Türk Ordusu da onların Şeriatçı yapılanmasına karşı olduğu için ve cemaat örgütlenmelerine aykırı olduğu için ortadan kaldırılmalıdır.

Tabii Türk’ün ordusu olduğu için de tehlikelidir.

Ordu onlar için bir engelden öte, yok edilmesi gereken bir hedeftir.

O yüzden Fethullahçıların Ordu düşmanlığını bir çeşit “nefsi müdafaa” gibi görmemek lazım. Köşeye sıkışmış kedinin son çırpınışları değildir Fethullahçıların Ordu karşıtlığı. Avının etrafında ağlarını sabırla ören örümcektir onlar. Yalnızca beyinleri “örümcek” büyüklüğünde değildir. Ağları da “örümcek ağı” kadar görünmez, sinsi, ama etkilidir.

Son yıllarda, Ordu düşmanlığının yanı sıra Ordu içerisinde de “sızma” hareketine devam ettikleri ortada. Fethullahçı yayın organlarının Ordu’dan sızan belgelerle yaptıkları, Ordu kaynaklı provokasyonlarının ve yalan haberlerinin bu kadar artması bile bunun göstergesi.

Son fethedilecek kale olarak gördükleri Ordu’yu da ele geçirdiler mi, işlerinin çok daha kolay olduğunu düşünüyorlar.

FETHULLAHÇI TEHLİKENİN ESAS KAYNAĞI: AMERİKAN DESTEĞİ

Peki, Fethullahçıları Türkiye Cumhuriyeti için bu kadar tehlikeli kılan esas şey ne?

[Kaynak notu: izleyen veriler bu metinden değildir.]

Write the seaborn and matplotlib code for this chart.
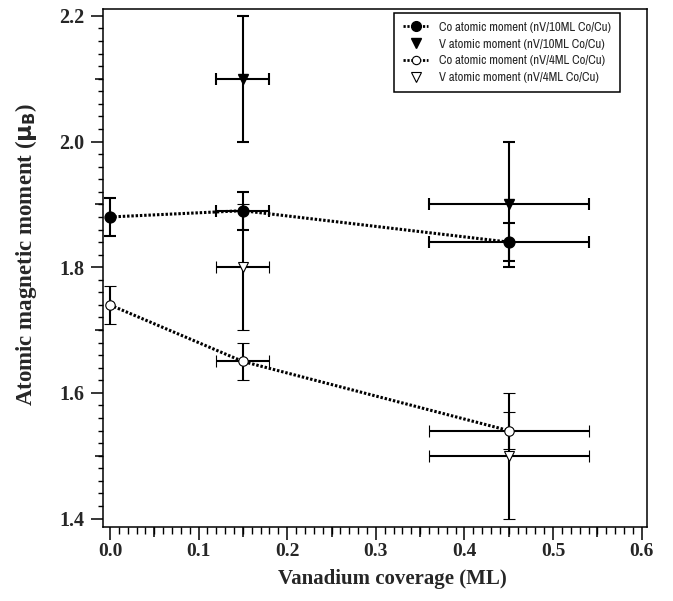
import numpy as np
import pandas as pd
import seaborn as sns
import matplotlib
matplotlib.use("Agg")
import matplotlib.pyplot as plt
from matplotlib.lines import Line2D
from matplotlib.ticker import MultipleLocator, FormatStrFormatter

# ---- data ----
coverage = [0.0, 0.15, 0.45]
cov_err = [0.0, 0.03, 0.09]

co10 = [1.88, 1.89, 1.84]
co10_err = [0.03, 0.03, 0.03]
v10_x = [0.15, 0.45]
v10 = [2.10, 1.90]
v10_err = [0.10, 0.10]
v10_xerr = [0.03, 0.09]

co4 = [1.74, 1.65, 1.54]
co4_err = [0.03, 0.03, 0.03]
v4_x = [0.15, 0.45]
v4 = [1.80, 1.50]
v4_err = [0.10, 0.10]
v4_xerr = [0.03, 0.09]

labels = ["Co atomic moment (nV/10ML Co/Cu)",
          "V atomic moment (nV/10ML Co/Cu)",
          "Co atomic moment (nV/4ML Co/Cu)",
          "V atomic moment (nV/4ML Co/Cu)"]

sns.set_theme(style="ticks")
plt.rcParams['font.family'] = ['Liberation Serif', 'DejaVu Serif']

fig = plt.figure(figsize=(6.73, 6.01), dpi=100)
ax = fig.add_axes([0.1526, 0.1236, 0.8088, 0.8614])

df10 = pd.DataFrame({"x": coverage, "y": co10})
df4 = pd.DataFrame({"x": coverage, "y": co4})
dot = (0, (0.8, 0.6))
sns.lineplot(data=df10, x="x", y="y", ax=ax, color="black", lw=2.2,
             linestyle=dot, legend=False, zorder=2)
sns.lineplot(data=df4, x="x", y="y", ax=ax, color="black", lw=2.2,
             linestyle=dot, legend=False, zorder=2)

ekw = dict(ecolor="black", elinewidth=1.5, capsize=4, capthick=1.5, ls="none", zorder=3)
ax.errorbar(coverage, co10, yerr=co10_err, xerr=cov_err, fmt="o", ms=7.8,
            mfc="black", mec="black", **ekw)
ax.errorbar(v10_x, v10, yerr=v10_err, xerr=v10_xerr, fmt="v", ms=7.5,
            mfc="black", mec="black", **ekw)
ax.errorbar(coverage, co4, yerr=co4_err, xerr=cov_err, fmt="o", ms=6.8,
            mfc="white", mec="black", mew=0.8, **ekw)
ax.errorbar(v4_x, v4, yerr=v4_err, xerr=v4_xerr, fmt="v", ms=7.5,
            mfc="white", mec="black", mew=0.8, **ekw)

ax.set_xlim(-0.0082, 0.606)
ax.set_ylim(1.387, 2.211)

ax.xaxis.set_major_locator(MultipleLocator(0.1))
ax.xaxis.set_minor_locator(MultipleLocator(0.01))
ax.yaxis.set_major_locator(MultipleLocator(0.2))
ax.yaxis.set_minor_locator(MultipleLocator(0.02))
ax.xaxis.set_major_formatter(FormatStrFormatter('%.1f'))
ax.yaxis.set_major_formatter(FormatStrFormatter('%.1f'))

ax.tick_params(axis='x', which='major', direction='out', length=9, width=1.1,
               labelsize=14, color='black', top=False, pad=3)
ax.tick_params(axis='y', which='major', direction='out', length=8.6, width=1.1,
               labelsize=14.5, color='black', right=False, pad=4.5)
ax.tick_params(axis='x', which='minor', direction='out', length=4.8, width=1.0,
               color='black', top=False)
ax.tick_params(axis='y', which='minor', direction='out', length=3.6, width=1.0,
               color='black', right=False)
for lab in ax.get_xticklabels() + ax.get_yticklabels():
    lab.set_fontweight('bold')

secx = ax.secondary_xaxis('bottom')
secx.set_xticks(np.arange(0.05, 0.6, 0.1))
secx.tick_params(length=7.2, width=1.1, labelbottom=False, color='black')
secx.spines['bottom'].set_visible(False)
secy = ax.secondary_yaxis('left')
secy.set_yticks([1.5, 1.7, 1.9, 2.1])
secy.tick_params(length=6, width=1.1, labelleft=False, color='black')
secy.spines['left'].set_visible(False)

for s in ax.spines.values():
    s.set_linewidth(1.1)
    s.set_color('black')

ax.set_xlabel("Vanadium coverage (ML)", fontsize=15, fontweight='bold')
ax.xaxis.set_label_coords(0.532, -0.082)
ax.set_ylabel(r"Atomic magnetic moment ($\mathbf{\mu_B}$)", fontsize=16.5,
              fontweight='bold')
ax.yaxis.set_label_coords(-0.117, 0.526)

handles = [
    Line2D([], [], color='black', lw=2.0, linestyle=dot, marker='o', ms=7, mfc='black'),
    Line2D([], [], color='black', lw=0, marker='v', ms=7, mfc='black'),
    Line2D([], [], color='black', lw=2.0, linestyle=dot, marker='o', ms=6, mfc='white', mew=0.8),
    Line2D([], [], color='black', lw=0, marker='v', ms=7, mfc='white', mew=0.8),
]
leg = ax.legend(handles, labels, loc='upper right', bbox_to_anchor=(0.950, 0.993),
                fancybox=False, frameon=True, edgecolor='black', framealpha=1,
                prop={'family': ['Archivo Narrow', 'Liberation Sans'], 'size': 9.2},
                handlelength=2.0, handletextpad=0.8, labelspacing=0.45,
                borderpad=0.72, borderaxespad=0.0)
leg.get_frame().set_linewidth(1.1)

fig.savefig("out.png", dpi=100)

Bu sorunun yanıtını Fethullah’ın yeni prenslerinden Alp Aslandoğan’ın açıklamalarında bulabilirsiniz:

“Gülen hareketinin yok edilmesinden bahsetmek anlamsız. Çünkü hareketin içindekiler, toplumun her kesiminden gelen Türk halkıdır.”

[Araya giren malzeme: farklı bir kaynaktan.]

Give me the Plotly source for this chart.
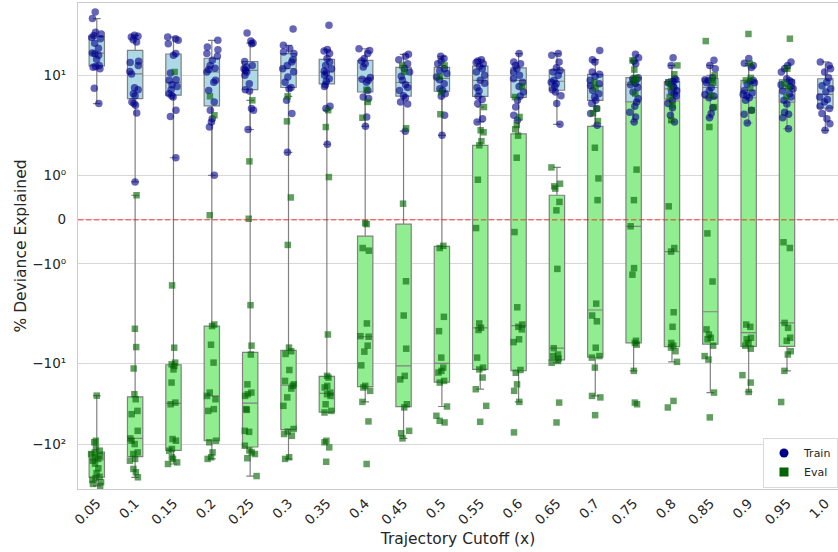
import numpy as np
import plotly.graph_objects as go

cutoffs = ["0.05", "0.1", "0.15", "0.2", "0.25", "0.3", "0.35", "0.4", "0.45", "0.5",
           "0.55", "0.6", "0.65", "0.7", "0.75", "0.8", "0.85", "0.9", "0.95", "1.0"]

train = [
    [61.8, 51.2, 34.6, 33, 31.5, 29.9, 28.7, 25.2, 21.9, 19.1, 18.7, 17.9, 16, 13.4, 13.0, 12.7, 12.2, 7.47, 5.25],
    [31.7, 31, 30.2, 28, 26.2, 15.1, 14.6, 13.4, 11.3, 10.5, 7.58, 7.23, 6.6, 6.3, 5.45, 5.25, 5.05, 4.22, 0.85],
    [30.2, 28.8, 27.5, 25, 18.8, 17.9, 10.8, 9.1, 8.97, 8.1, 7.8, 7.23, 6.6, 6.3, 6.1, 4.5, 3.9, 1.5],
    [27.5, 22.7, 21, 18.8, 17.4, 15.5, 13.4, 12.4, 11.9, 11.1, 8.97, 8.6, 7.1, 5.45, 4.5, 3.7, 3.43, 3.05, 1.0],
    [33.9, 26.9, 25.4, 25, 15.0, 13.4, 12.8, 12.2, 11.6, 11.1, 10.1, 8.3, 7.23, 7.0, 4.67, 4.5, 2.88],
    [38, 23.8, 21.6, 19.7, 18.8, 15.8, 14.8, 13.4, 12.2, 11.1, 9.7, 8.6, 7.6, 7.4, 5.65, 4.16, 1.7],
    [42.2, 21.1, 20.2, 18.8, 16.3, 14.8, 13.4, 12.2, 11.4, 10.8, 10.1, 9.3, 8.8, 8.1, 7.8, 4.94, 4.67, 2.05],
    [21.6, 20.6, 18.8, 16.3, 15.2, 14.1, 12.8, 9.6, 9.2, 8.97, 8.6, 7.1, 6.1, 5.9, 3.85, 3.1],
    [18.4, 17.4, 15.8, 14.1, 12.2, 11.1, 9.84, 8.97, 8.1, 7.6, 7.1, 6.3, 6.0, 5.45, 5.2, 2.77],
    [17.4, 16.3, 15.2, 14.1, 12.2, 11.5, 10.6, 9.7, 9.1, 8.3, 7.4, 7.1, 6.6, 6.2, 4.0, 2.52],
    [15.8, 15.2, 14.6, 14.1, 13.1, 12.2, 11.1, 10.1, 8.97, 8.4, 7.6, 7.0, 6.2, 5.75, 5.25, 3.7, 3.43],
    [18.8, 14.8, 14.1, 13.4, 12.2, 11.1, 10.1, 9.3, 8.6, 7.8, 6.85, 6.2, 5.65, 4.84, 4.0, 3.57],
    [18.8, 17.9, 14.8, 12.5, 11.6, 11.1, 10.1, 8.97, 8.6, 8.3, 7.8, 7.23, 6.85, 6.3, 5.25, 3.25],
    [20.6, 15.8, 14.8, 11.1, 10.4, 9.84, 8.97, 8.3, 7.9, 7.1, 6.6, 6.1, 5.65, 5.25, 4.67, 4.16, 3.17],
    [18.4, 16.7, 15.2, 14.1, 9.55, 9.25, 8.8, 8.4, 8.1, 7.6, 6.85, 5.9, 5.45, 4.94, 4.3, 3.85, 3.43],
    [16.7, 13.4, 9.3, 9.1, 8.8, 8.5, 8.2, 7.8, 7.6, 7.1, 6.8, 6.6, 6.3, 5.65, 5.25, 4.77, 4.0, 3.43],
    [15.5, 13.4, 12.2, 9.6, 9.1, 8.97, 8.5, 7.6, 7.0, 6.45, 6.2, 6.0, 4.77, 4.16, 3.78],
    [16.3, 14.3, 13.4, 12.6, 8.97, 8.8, 8.5, 8.2, 7.1, 6.7, 6.5, 6.3, 6.0, 5.65, 4.5, 4.1, 3.35],
    [14.8, 13.4, 12.2, 11.1, 9.3, 8.9, 8.6, 8.1, 7.8, 7.4, 7.0, 6.6, 6.1, 5.65, 5.2, 4.3, 4.1, 3.78, 2.93],
    [14.8, 13.4, 12.2, 11.1, 9.55, 8.6, 7.9, 7.4, 6.85, 6.1, 5.75, 5.45, 4.94, 4.67, 4.16, 3.7, 3.3, 2.83],
]

evals = [
    [-331, -313, -298, -280, -266, -255, -230, -200, -175, -161, -153, -146, -140, -133, -127, -121, -110, -95, -91, -25],
    [0.55, -4.47, -6.82, -11.5, -24.0, -27.7, -38.7, -42.5, -68.5, -85, -91, -100, -127, -133, -153, -161, -204, -224, -259],
    [11.1, -1.64, -6.92, -9.77, -10.2, -10.7, -11.8, -17.2, -30.5, -32, -86.6, -91, -115, -121, -146, -153, -169, -177],
    [6.2, 4.0, 0.1, -4.05, -4.2, -6.46, -9.77, -22.9, -25.2, -27.7, -36.8, -38.7, -91, -95, -127, -146, -153],
    [5.65, 1.38, 0.02, -2.59, -6.6, -8.1, -18.1, -22.9, -24, -25.2, -36.8, -37.6, -68.5, -70.5, -105, -120, -127, -133, -150, -250],
    [6.2, 3.48, 0.5, -0.57, -6.9, -7.5, -8, -12, -16.4, -18.1, -18.9, -20.4, -26.3, -33.5, -65, -70, -75, -79, -146, -153],
    [4.5, 3.05, 0.96, -5.1, -14.2, -14.9, -18.9, -19.8, -22.9, -24, -25.2, -32, -38.7, -40.5, -91, -95, -110, -166],
    [7.23, 5.45, 3.78, -0.08, -0.1, -0.64, -0.7, -3.95, -5.3, -5.37, -6.6, -7.58, -10.5, -18.9, -19.8, -21.8, -29.9, -52.3, -177],
    [13.4, 11.1, 2.96, 0.36, -1.49, -3.29, -7.08, -14.2, -15.7, -32, -35, -68.5, -73.4, -85],
    [13.4, 9.7, 6.85, 4.1, -0.59, -0.64, -3.39, -4.72, -8.7, -11.2, -12.3, -12.9, -16.4, -17.2, -34.1, -44.5, -51.4, -53.9],
    [4.84, 2.83, 2.7, 2.2, 2.0, 0.9, -0.19, -3.95, -4.37, -4.6, -8.7, -11.2, -11.8, -14.9, -20.8, -33.5, -52.9],
    [7.8, 6.1, 3.85, 3.2, 2.9, 2.5, 1.5, -0.28, -2.72, -4.05, -4.27, -4.53, -5.7, -6.08, -12, -13, -18.1, -21.8, -29.9, -71.6],
    [1.2, 0.81, 0.75, 0.7, 0.4, 0.21, -1.12, -7.0, -8.1, -8.4, -8.9, -9.4, -9.8, -30.5, -53.9],
    [8.6, 7.5, 4.67, 4.2, 3.5, 1.89, 0.93, 0.44, -2.5, -3.29, -3.76, -6.92, -8.4, -8.7, -11.2, -25.2, -26.3, -43.7],
    [15.5, 11.9, 9.5, 9.3, 8.6, 6.6, 1.14, 0.44, -0.15, -1.1, -1.28, -5.9, -6.2, -6.45, -12.3, -30.5, -32],
    [13.4, 10.4, 8.6, 7.6, 6.1, 5.05, 3.57, 0.3, -0.64, -0.72, -3.05, -4.27, -6.2, -6.6, -6.9, -7.5, -9.6, -29.1, -35.1],
    [26.9, 10.1, 9.0, 8.5, 6.3, 4.84, 3.05, -0.31, -1.5, -4.53, -5.1, -5.5, -5.7, -6.6, -8.4, -9.1, -22.9, -46.6],
    [33, 14.1, 9.5, 8.97, 7.5, 4.5, -4.05, -4.27, -5.5, -5.7, -6.2, -6.6, -7.08, -13.9, -17.2, -22.5],
    [28.8, 12.2, 8.3, 7.6, 6.1, -0.51, -0.64, -3.9, -4.37, -5.5, -5.9, -7.5, -8.1, -12.3, -30],
    [],
]

tick_values = [-100, -10, -1, 0, 1, 10]
tick_labels = ["\u221210\u00b2", "\u221210\u00b9", "\u221210\u2070", "0", "10\u2070", "10\u00b9"]


def symlog(v):
    """Symmetric-log axis scale (linear inside |y|<=1)."""
    v = np.asarray(v, dtype=float)
    a = np.abs(v)
    la = np.log10(np.maximum(a, 1e-12))
    out = np.where(a <= 1, 0.445 * a,
                   np.where(a <= 10, 0.445 + la, 1.445 + 0.807 * (la - 1)))
    return np.sign(v) * out


def box_stats(vals):
    v = np.sort(np.asarray(vals, dtype=float))
    q1, med, q3 = np.percentile(v, [25, 50, 75])
    iqr = q3 - q1
    lo = v[v >= q1 - 1.5 * iqr].min()
    hi = v[v <= q3 + 1.5 * iqr].max()
    return q1, med, q3, lo, hi


def stats_arrays(groups):
    xs, q1s, meds, q3s, los, his = [], [], [], [], [], []
    for cat, vals in zip(cutoffs, groups):
        if len(vals) == 0:
            continue
        q1, med, q3, lo, hi = box_stats(vals)
        xs.append(cat)
        q1s.append(q1); meds.append(med); q3s.append(q3); los.append(lo); his.append(hi)
    return xs, symlog(q1s), symlog(meds), symlog(q3s), symlog(los), symlog(his)


def long_form(groups):
    xs, ys = [], []
    for cat, vals in zip(cutoffs, groups):
        xs += [cat] * len(vals)
        ys += list(vals)
    return xs, symlog(ys)


BOX_W = 0.4
EDGE = "#808080"
fig = go.Figure()

for groups, fill in ((evals, "#90EE90"), (train, "#ADD8E6")):
    xs, q1, med, q3, lo, hi = stats_arrays(groups)
    fig.add_trace(go.Box(
        x=xs, q1=q1, median=med, q3=q3, lowerfence=lo, upperfence=hi,
        boxpoints=False, width=BOX_W, whiskerwidth=0.5,
        fillcolor=fill, line=dict(color=EDGE, width=1.2),
        showlegend=False, hoverinfo="skip"))

for groups, col, sym, size in ((train, "rgba(0,0,139,0.6)", "circle", 7.5),
                               (evals, "rgba(0,100,0,0.62)", "square", 6.5)):
    xs, ys = long_form(groups)
    fig.add_trace(go.Box(
        x=xs, y=ys, boxpoints="all", jitter=0.85, pointpos=0, width=BOX_W,
        fillcolor="rgba(0,0,0,0)", line=dict(color="rgba(0,0,0,0)", width=0),
        marker=dict(color=col, symbol=sym, size=size, line=dict(width=0)),
        showlegend=False, hoveron="points"))

fig.add_trace(go.Scatter(x=[None], y=[None], mode="markers", name="Train",
                         marker=dict(color="#00008B", symbol="circle", size=9)))
fig.add_trace(go.Scatter(x=[None], y=[None], mode="markers", name="Eval",
                         marker=dict(color="#006400", symbol="square", size=9)))

fig.add_shape(type="line", xref="paper", x0=0, x1=1, yref="y", y0=0, y1=0,
              line=dict(color="rgba(255,0,0,0.5)", width=1.5, dash="5.5px,2.4px"),
              layer="above")

TXT = "#262626"
fig.update_layout(
    width=838, height=552,
    margin=dict(l=78, r=0, t=3, b=63),
    paper_bgcolor="white", plot_bgcolor="white",
    boxmode="overlay",
    font=dict(family="DejaVu Sans", color=TXT, size=13.5),
    legend=dict(x=1, xanchor="right", y=0.003, yanchor="bottom",
                bgcolor="white", bordercolor="#d9d9d9", borderwidth=1,
                font=dict(size=11, color=TXT), tracegroupgap=0),
    xaxis=dict(type="category", categoryorder="array", categoryarray=cutoffs,
               range=[-0.49, 19.33], showgrid=False, tickangle=-45,
               showline=True, mirror=True, linecolor="#cccccc", linewidth=1.25,
               ticks="", tickfont=dict(size=13.5, color=TXT),
               title=dict(text="Trajectory Cutoff (x)", font=dict(size=15.5, color=TXT), standoff=6)),
    yaxis=dict(range=[-2.703, 2.174], tickmode="array",
               tickvals=list(symlog(tick_values)), ticktext=tick_labels,
               showgrid=True, gridcolor="#d7d7d7", gridwidth=1, zeroline=False,
               showline=True, mirror=False, linecolor="#cccccc", linewidth=1.25,
               ticks="", ticklabelstandoff=8, tickfont=dict(size=13.5, color=TXT),
               title=dict(text="% Deviance Explained", font=dict(size=15.5, color=TXT), standoff=1)),
)

fig.write_html("out.html", config={"displayModeBar": False},
               post_script="document.body.style.margin='0px';document.body.style.overflow='hidden';")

Bu meydan okumayı yapan Aslandoğan kim? Houston Üniversitesi’ndeki “Gülen Enstitüsü” nün yönetim kurulu üyesi. Açıklamayı da CIA’nın yan kuruluşlarından biri olan CSIS’in düzenlediği “Gülen Hareketi” toplantısında yapmış. (CSIS: Stratejik ve Uluslararası Çalışmalar Merkezi).

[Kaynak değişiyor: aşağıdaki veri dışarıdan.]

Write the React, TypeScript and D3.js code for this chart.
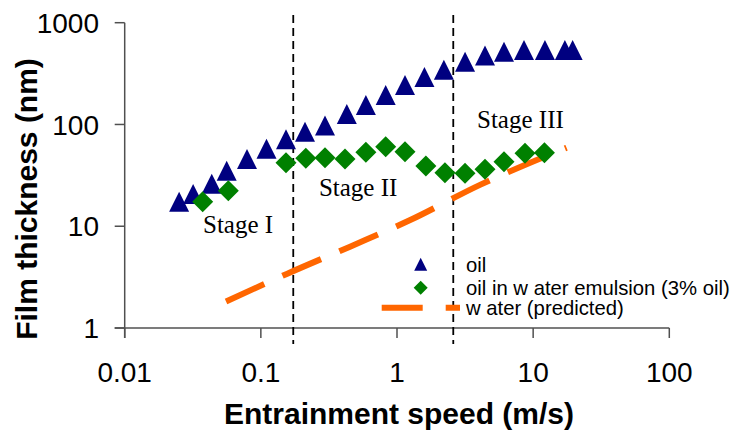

Houston Üniversitesi’nde Fethullah Gülen adına bir enstitünün neden açıldığını bir kenara bırakıyoruz.

Mesele de Alpdoğan’ın ne söylediğinden öte, nerede söylediği.

Beyefendi toplumun her kesimini temsil ediyoruz buyuruyor ama nereden? ABD’den! CIA kuruluşunda bir konferans düzenlemiş, Türk toplumunu ve Fethullahçılara direnen herkesi tehdit ediyor.

Cemaat lideri Fethullah deseniz, 10 yıldır ABD’de. O da hatırlarsanız ABD’den buyurmuştu “Ulusalcı dalgayı aşacağız” diye.

Üstelik onlar yalnızca ABD’de değiller. Aynı zamanda, ABD nerede isterlerse oradalar.

Fethullah’ın Türkiye dışındaki okullarının açıldığı ülkeleri dünya haritasında bir işaretleyin. Ve üstüne ABD’nin Büyük Ortadoğu Projesi’ni yerleştirin. Nasıl da oturuyor değil mi?

Orta Asya’dan Afrika’ya, Ortadoğu’dan Balkanlar’a ABD operasyonlarının hedefindeki bütün ülkelerde görebilirsiniz Fethullah okullarını.

Bu bir tesadüf değil elbette.

Lideri ABD’de olan bir hareketin “kafası” da ABD’de olur.

ABD’nin Fethullahçıları yalnızca desteklemediğini, daha da ötesinde bizzat yönettiğini görmeden bu cemaatin Türkiye’ye yarattığı tehlikenin boyutları anlaşılamaz.